> **Given task**: Transcribe the listing in full, excluding any pictures.
○ ○ ○ ○ ○
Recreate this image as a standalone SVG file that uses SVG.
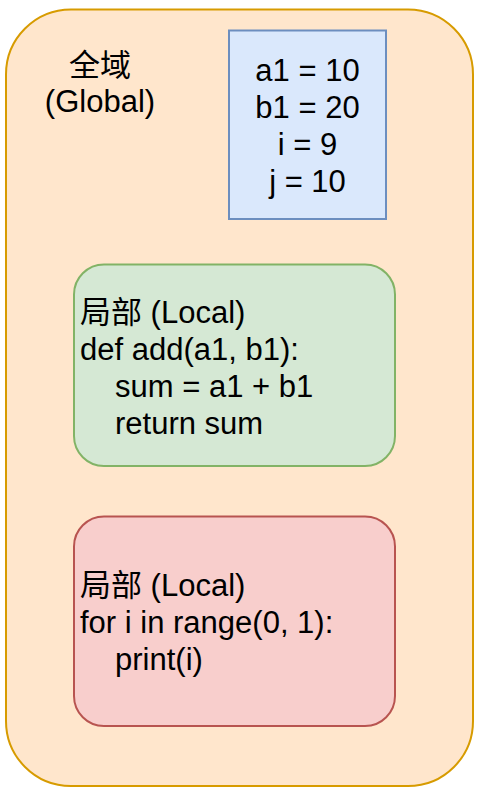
<svg xmlns="http://www.w3.org/2000/svg" width="480" height="801" viewBox="0 0 480 801">
<style>
text{font-family:"Liberation Sans","Noto Sans CJK SC",Arial,sans-serif;font-size:31px;fill:#000}
.c{text-anchor:middle}
</style>
<rect width="480" height="801" fill="#ffffff"/>
<g id="global">
<rect x="6" y="9.5" width="467" height="776.5" rx="65" ry="65" fill="#ffe6cc" stroke="#d79b00" stroke-width="2"/>
<text class="c" x="100" y="76">全域</text>
<text class="c" x="100" y="112">(Global)</text>
</g>
<g id="vars">
<rect x="229" y="30.5" width="157" height="188.5" fill="#dae8fc" stroke="#6c8ebf" stroke-width="2"/>
<text class="c" x="307.5" y="81">a1 = 10</text>
<text class="c" x="307.5" y="118">b1 = 20</text>
<text class="c" x="307.5" y="155">i = 9</text>
<text class="c" x="307.5" y="192">j = 10</text>
</g>
<g id="local-add">
<rect x="74" y="264.5" width="321" height="201.5" rx="30" ry="30" fill="#d5e8d4" stroke="#82b366" stroke-width="2"/>
<text x="80" y="323">局部 (Local)</text>
<text x="80" y="360">def add(a1, b1):</text>
<text x="115" y="397">sum = a1 + b1</text>
<text x="115" y="434">return sum</text>
</g>
<g id="local-for">
<rect x="74" y="516.5" width="321" height="209.5" rx="30" ry="30" fill="#f8cecc" stroke="#b85450" stroke-width="2"/>
<text x="80" y="596">局部 (Local)</text>
<text x="80" y="633">for i in range(0, 1):</text>
<text x="115" y="670">print(i)</text>
</g>
<g id="connectors"></g>
</svg>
○ ○ ○ ○ ○
> **Written solution**:
Recreate this image as a standalone SVG file that uses SVG.
<svg xmlns="http://www.w3.org/2000/svg" width="480" height="801" viewBox="0 0 480 801">
<style>
text{font-family:"Liberation Sans","Noto Sans CJK SC",Arial,sans-serif;font-size:31px;fill:#000}
.c{text-anchor:middle}
</style>
<rect width="480" height="801" fill="#ffffff"/>
<g id="global">
<rect x="6" y="9.5" width="467" height="776.5" rx="65" ry="65" fill="#ffe6cc" stroke="#d79b00" stroke-width="2"/>
<text class="c" x="100" y="76">全域</text>
<text class="c" x="100" y="112">(Global)</text>
</g>
<g id="vars">
<rect x="229" y="30.5" width="157" height="188.5" fill="#dae8fc" stroke="#6c8ebf" stroke-width="2"/>
<text class="c" x="307.5" y="81">a1 = 10</text>
<text class="c" x="307.5" y="118">b1 = 20</text>
<text class="c" x="307.5" y="155">i = 9</text>
<text class="c" x="307.5" y="192">j = 10</text>
</g>
<g id="local-add">
<rect x="74" y="264.5" width="321" height="201.5" rx="30" ry="30" fill="#d5e8d4" stroke="#82b366" stroke-width="2"/>
<text x="80" y="323">局部 (Local)</text>
<text x="80" y="360">def add(a1, b1):</text>
<text x="115" y="397">sum = a1 + b1</text>
<text x="115" y="434">return sum</text>
</g>
<g id="local-for">
<rect x="74" y="516.5" width="321" height="209.5" rx="30" ry="30" fill="#f8cecc" stroke="#b85450" stroke-width="2"/>
<text x="80" y="596">局部 (Local)</text>
<text x="80" y="633">for i in range(0, 1):</text>
<text x="115" y="670">print(i)</text>
</g>
<g id="connectors"></g>
</svg>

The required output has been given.